Eight European countries have reported highly pathogenic avian influenza (HPAI) strain A/H5N8 in wild birds, zoo birds and poultry holdings.
This is the second time this virus has been introduced into Europe via the autumn migration of wild birds, although the H5N8 strain has been circulating continuously in Asia since 2010, according to the European Centre for Disease Prevention & Control (ECDC).
Full genome sequencing of recent A/H5N8 viruses suggest that these remain essentially avian viruses without any specific increased risk for humans, ECDC reported, and no human infections with this virus have ever been reported worldwide.
ECDC recently updated its rapid risk assessment, concluding that the risk of transmission to the general public in Europe is considered to be very low.
HPAI A/H5N8 viruses cluster in the same hemagglutinin clade as A/H5N1 viruses from Asia and A/H5N6 — which has caused severe disease in humans in China — so the possibility of transmission from birds to humans cannot be completely ruled out, ECDC explained.
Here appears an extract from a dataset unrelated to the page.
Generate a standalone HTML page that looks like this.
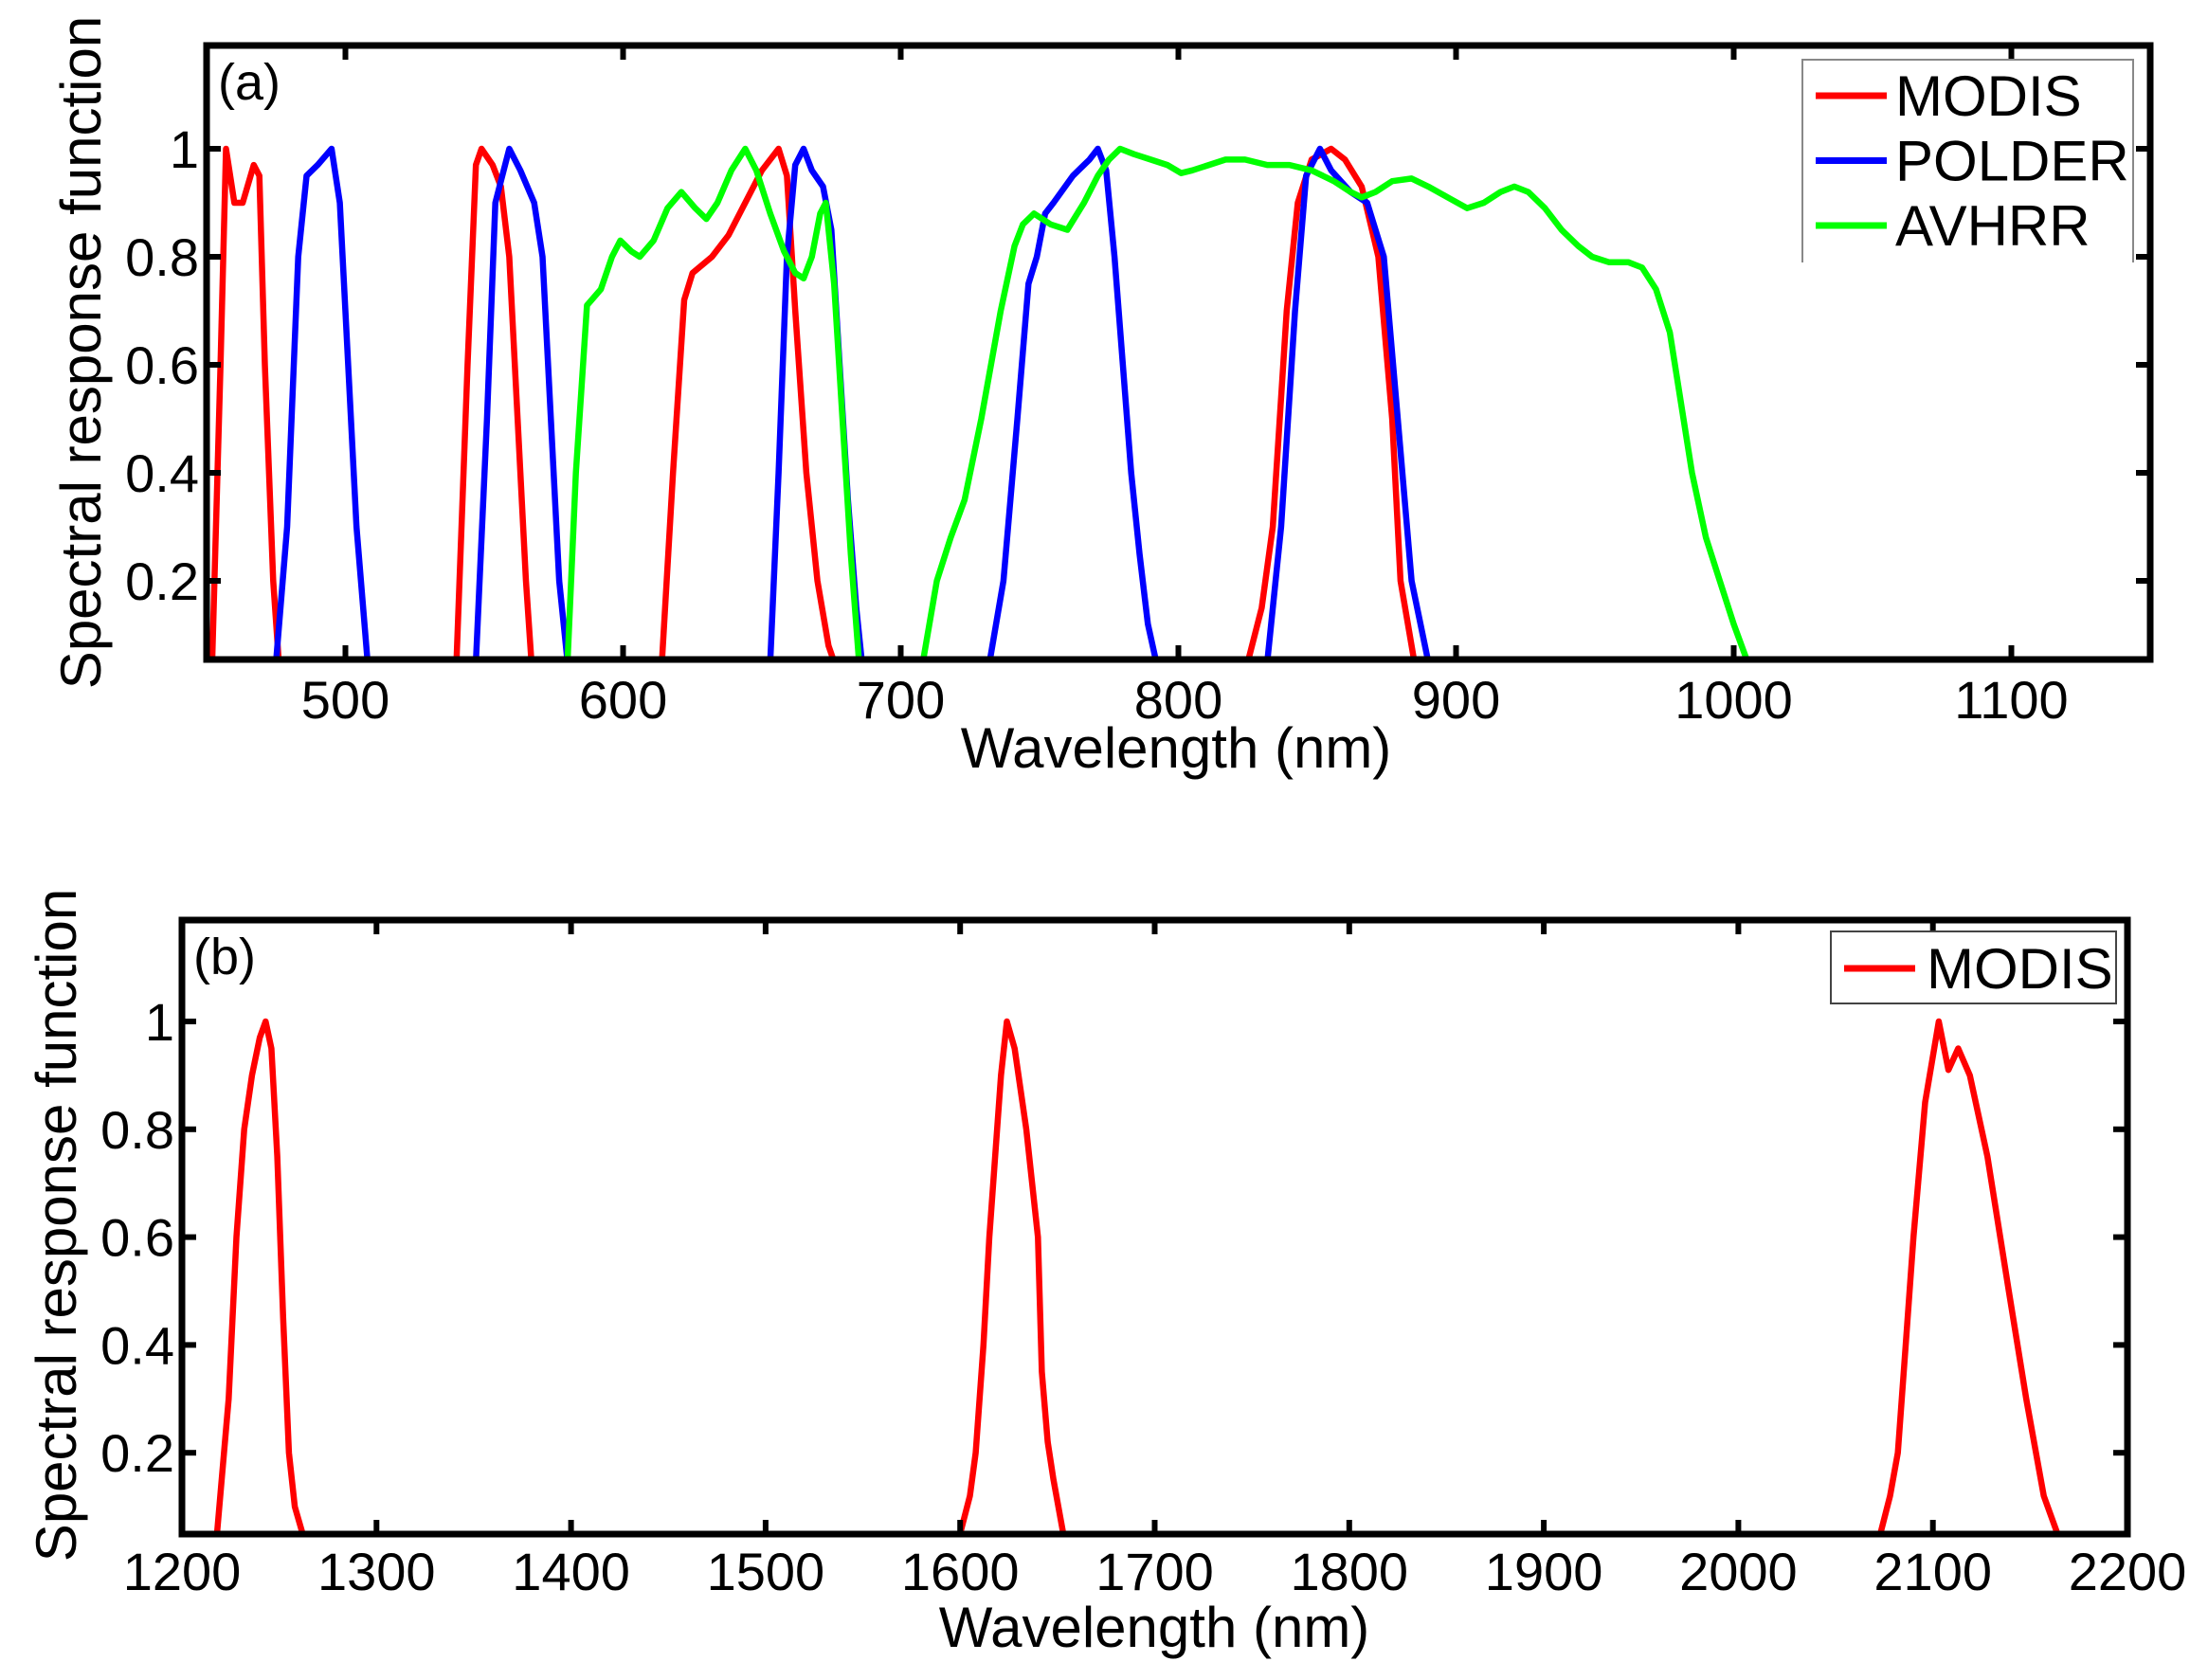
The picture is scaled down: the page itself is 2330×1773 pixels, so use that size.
<!DOCTYPE html>
<html><head><meta charset="utf-8">
<style>
html,body{margin:0;padding:0;background:#fff;}
svg{display:block;}
text{font-family:"Liberation Sans",Arial,sans-serif;fill:#000;}
</style></head>
<body>
<svg id="fig" width="2330" height="1773" viewBox="0 0 2330 1773" xmlns="http://www.w3.org/2000/svg"></svg>
<script>
// ---- Panel (a) data ----
const aXTicks = [500,600,700,800,900,1000,1100];
const aYTicks = [0.2,0.4,0.6,0.8,1];
const aYTickLabels = ["0.2","0.4","0.6","0.8","1"];
const modisA1 = [[452,0.05],[455,0.6],[457,1.0],[460,0.9],[463,0.9],[467,0.97],[469,0.95],[471,0.6],[474,0.2],[476,0.05]];
const modisA2 = [[540,0.05],[544,0.6],[547,0.97],[549,1.0],[553,0.97],[556,0.93],[559,0.8],[562,0.5],[565,0.2],[567,0.05]];
const modisA3 = [[614,0.05],[618,0.4],[622,0.72],[625,0.77],[632,0.8],[638,0.84],[644,0.9],[650,0.96],[656,1.0],[659,0.95],[662,0.7],[666,0.4],[670,0.2],[674,0.08],[676,0.05]];
const modisA4 = [[825,0.05],[830,0.15],[834,0.3],[839,0.7],[843,0.9],[848,0.98],[855,1.0],[860,0.98],[866,0.93],[872,0.8],[877,0.5],[880,0.2],[885,0.05]];
const polderA1 = [[475,0.05],[479,0.3],[483,0.8],[486,0.95],[490,0.97],[495,1.0],[498,0.9],[501,0.6],[504,0.3],[508,0.05]];
const polderA2 = [[547,0.05],[551,0.5],[554,0.9],[559,1.0],[563,0.96],[568,0.9],[571,0.8],[574,0.5],[577,0.2],[580,0.05]];
const polderA3 = [[653,0.05],[656,0.4],[659,0.8],[662,0.97],[665,1.0],[668,0.96],[672,0.93],[675,0.85],[678,0.6],[681,0.35],[684,0.15],[686,0.05]];
const polderA4 = [[732,0.05],[737,0.2],[742,0.5],[746,0.75],[749,0.8],[752,0.88],[755,0.9],[762,0.95],[768,0.98],[771,1.0],[774,0.96],[777,0.8],[780,0.6],[783,0.4],[786,0.25],[789,0.12],[792,0.05]];
const polderA5 = [[832,0.05],[837,0.3],[842,0.7],[846,0.95],[851,1.0],[855,0.96],[862,0.92],[868,0.9],[874,0.8],[879,0.5],[884,0.2],[890,0.05]];
const avhrrA1 = [[580,0.05],[583,0.4],[587,0.71],[592,0.74],[596,0.8],[599,0.83],[603,0.81],[606,0.8],[611,0.83],[616,0.89],[621,0.92],[626,0.89],[630,0.87],[634,0.9],[639,0.96],[644,1.0],[648,0.96],[653,0.88],[658,0.81],[662,0.77],[665,0.76],[668,0.8],[671,0.88],[673,0.9],[676,0.75],[679,0.5],[682,0.25],[685,0.05]];
const avhrrA2 = [[708,0.05],[713,0.2],[718,0.28],[723,0.35],[729,0.5],[736,0.7],[741,0.82],[744,0.86],[748,0.88],[754,0.86],[760,0.85],[766,0.9],[771,0.95],[775,0.98],[779,1.0],[784,0.99],[790,0.98],[796,0.97],[801,0.955],[805,0.96],[811,0.97],[817,0.98],[824,0.98],[832,0.97],[840,0.97],[848,0.96],[856,0.94],[862,0.92],[866,0.91],[871,0.92],[877,0.94],[884,0.945],[890,0.93],[897,0.91],[904,0.89],[910,0.9],[916,0.92],[921,0.93],[926,0.92],[932,0.89],[938,0.85],[944,0.82],[949,0.8],[955,0.79],[962,0.79],[967,0.78],[972,0.74],[977,0.66],[981,0.53],[985,0.4],[990,0.28],[995,0.2],[1000,0.12],[1005,0.05]];
const modisASeries = [modisA1,modisA2,modisA3,modisA4];
const polderASeries = [polderA1,polderA2,polderA3,polderA4,polderA5];
const avhrrASeries = [avhrrA1,avhrrA2];

// ---- Panel (b) data ----
const bXTicks = [1200,1300,1400,1500,1600,1700,1800,1900,2000,2100,2200];
const bYTicks = [0.2,0.4,0.6,0.8,1];
const bYTickLabels = ["0.2","0.4","0.6","0.8","1"];
const modisB1 = [[1218,0.05],[1224,0.3],[1228,0.6],[1232,0.8],[1236,0.9],[1240,0.97],[1243,1.0],[1246,0.95],[1249,0.75],[1252,0.45],[1255,0.2],[1258,0.1],[1262,0.05]];
const modisB2 = [[1600,0.05],[1605,0.12],[1608,0.2],[1612,0.4],[1615,0.6],[1621,0.9],[1624,1.0],[1628,0.95],[1634,0.8],[1640,0.6],[1642,0.35],[1645,0.22],[1648,0.15],[1653,0.05]];
const modisB3 = [[2073,0.05],[2078,0.12],[2082,0.2],[2086,0.4],[2090,0.6],[2096,0.85],[2103,1.0],[2108,0.91],[2113,0.95],[2119,0.9],[2128,0.75],[2139,0.5],[2148,0.3],[2157,0.12],[2164,0.05]];
const modisBSeries = [modisB1,modisB2,modisB3];

const NS = "http://www.w3.org/2000/svg";
const svg = document.getElementById('fig');
function mk(tag, attrs, parent){
  const e = document.createElementNS(NS, tag);
  for (const k in attrs) e.setAttribute(k, attrs[k]);
  (parent||svg).appendChild(e);
  return e;
}

function drawPanel(p){
  const g = mk('g', {});
  
  
  const sx = v => p.x0 + (v - p.xmin) / (p.xmax - p.xmin) * (p.x1 - p.x0);
  const sy = v => p.yRef1 - (v - 1) * p.yPerUnit;
  const cp = mk('clipPath', {id: p.id + '-clip'}, g);
  mk('rect', {x: p.x0, y: p.y0, width: p.x1 - p.x0, height: p.y1 - p.y0}, cp);
  const sg = mk('g', {'clip-path': 'url(#' + p.id + '-clip)'}, g);
  p.series.forEach(s => {
    s.data.forEach((seg, i) => {
      const d = seg.map((pt, j) => (j ? 'L' : 'M') + sx(pt[0]).toFixed(1) + ',' + sy(pt[1]).toFixed(1)).join(' ');
      const path = mk('path', {d: d, fill: 'none', stroke: s.color, 'stroke-width': 6.5, 'stroke-linejoin': 'round'}, sg);
      
      
    });
  });
  const tk = 15;
  p.xTicks.forEach(t => {
    const x = sx(t);
    mk('line', {x1: x, y1: p.y1, x2: x, y2: p.y1 - tk, stroke: '#000', 'stroke-width': 6}, g);
    mk('line', {x1: x, y1: p.y0, x2: x, y2: p.y0 + tk, stroke: '#000', 'stroke-width': 6}, g);
    const lb = mk('text', {x: x, y: p.xLabelY, 'font-size': 56, 'text-anchor': 'middle'}, g);
    lb.textContent = String(t);
    
    
  });
  p.yTicks.forEach((t, i) => {
    const y = sy(t);
    mk('line', {x1: p.x0, y1: y, x2: p.x0 + tk, y2: y, stroke: '#000', 'stroke-width': 6}, g);
    mk('line', {x1: p.x1, y1: y, x2: p.x1 - tk, y2: y, stroke: '#000', 'stroke-width': 6}, g);
    const lb = mk('text', {x: p.x0 - 8, y: y + 20, 'font-size': 56, 'text-anchor': 'end'}, g);
    lb.textContent = p.yTickLabels[i];
    
    
  });
  const fr = mk('rect', {x: p.x0, y: p.y0, width: p.x1 - p.x0, height: p.y1 - p.y0, fill: 'none', stroke: '#000', 'stroke-width': 7}, g);
  
  
  const pl = mk('text', {x: p.x0 + 12, y: p.y0 + 57, 'font-size': 54}, g);
  pl.textContent = p.label;
  
  
  const xt = mk('text', {x: p.xTitleX, y: p.xTitleY, 'font-size': 60, 'text-anchor': 'middle'}, g);
  xt.textContent = 'Wavelength (nm)';
  
  
  const yt = mk('text', {x: 0, y: 0, 'font-size': 60, 'text-anchor': 'middle', transform: 'translate(' + p.yTitleX + ',' + p.yTitleY + ') rotate(-90)'}, g);
  yt.textContent = 'Spectral response function';
  
  
  const lg = mk('g', {}, g);
  
  
  const L = p.legend;
  if (L.open) {
    mk('path', {d: 'M' + L.x0 + ',' + L.y1 + ' V' + L.y0 + ' H' + L.x1 + ' V' + L.y1, fill: 'none', stroke: '#888', 'stroke-width': 2}, lg);
  } else {
    mk('rect', {x: L.x0, y: L.y0, width: L.x1 - L.x0, height: L.y1 - L.y0, fill: '#fff', stroke: '#444', 'stroke-width': 2}, lg);
  }
  p.series.forEach((s, i) => {
    const y = L.firstY + i * L.step;
    const ln = mk('line', {x1: L.lx0, y1: y, x2: L.lx1, y2: y, stroke: s.color, 'stroke-width': 7}, lg);
    
    
    const tx = mk('text', {x: L.tx, y: y + 21, 'font-size': 60}, lg);
    tx.textContent = s.label;
    
    
  });
}

drawPanel({
  id: 'pa', name: 'panel-a', label: '(a)',
  x0: 218, x1: 2269, y0: 48, y1: 696, xmin: 450, xmax: 1150,
  yRef1: 157, yPerUnit: 570,
  xTicks: aXTicks, yTicks: aYTicks, yTickLabels: aYTickLabels,
  xLabelY: 758, xTitleX: 1241, xTitleY: 810, yTitleX: 106, yTitleY: 372,
  series: [
    {key: 'modis', label: 'MODIS', color: '#ff0000', data: modisASeries},
    {key: 'polder', label: 'POLDER', color: '#0000ff', data: polderASeries},
    {key: 'avhrr', label: 'AVHRR', color: '#00ff00', data: avhrrASeries}
  ],
  legend: {open: true, x0: 1902, x1: 2251, y0: 63, y1: 277, lx0: 1916, lx1: 1991, tx: 2000, firstY: 101, step: 68.5}
});

drawPanel({
  id: 'pb', name: 'panel-b', label: '(b)',
  x0: 192, x1: 2245, y0: 971, y1: 1619, xmin: 1200, xmax: 2200,
  yRef1: 1078, yPerUnit: 569,
  xTicks: bXTicks, yTicks: bYTicks, yTickLabels: bYTickLabels,
  xLabelY: 1678, xTitleX: 1218, xTitleY: 1738, yTitleX: 80, yTitleY: 1293,
  series: [
    {key: 'modis', label: 'MODIS', color: '#ff0000', data: modisBSeries}
  ],
  legend: {open: false, x0: 1932, x1: 2233, y0: 983, y1: 1059, lx0: 1946, lx1: 2021, tx: 2033, firstY: 1022, step: 68}
});
</script>
</body></html>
People in direct contact with or handling diseased birds or poultry and their carcasses may be at risk of infection.
Given this potential zoonotic risk, ECDC said control measures for avian influenza in poultry and birds are being implemented by the affected countries to ensure that persons at risk are sufficiently protected from infection.
An increased mortality in wild birds in Europe has been observed compared to the first reports of A/H5N8 in 2014-15. On Oct. 27, 2016, authorities in Hungary reported the detection of HPAI A/H5N8 in a wild swan.
Further notifications of HPAI A/H5N8 viruses detected in wild birds and poultry holdings have been made by seven additional European countries. Austria, Hungary and Germany reported outbreaks in poultry and detections in wild birds. Croatia, Denmark, Poland and Switzerland reported infection in wild birds only, while the Netherlands detected HPAI A/H5N8 in wild birds and birds in a zoo. India and Israel are currently reporting outbreaks in birds while South Korea, Taiwan and Russia reported outbreaks earlier this year. Culling of the affected poultry in European countries is ongoing or completed; protection zones and surveillance zones have been established.
Ongoing monitoring and testing of wild birds and domestic poultry in the European Union plays an important role in the detection and protection against exposure and subsequent spread of the virus in poultry across Europe. This may equally minimize the human risk via exposure to infected birds.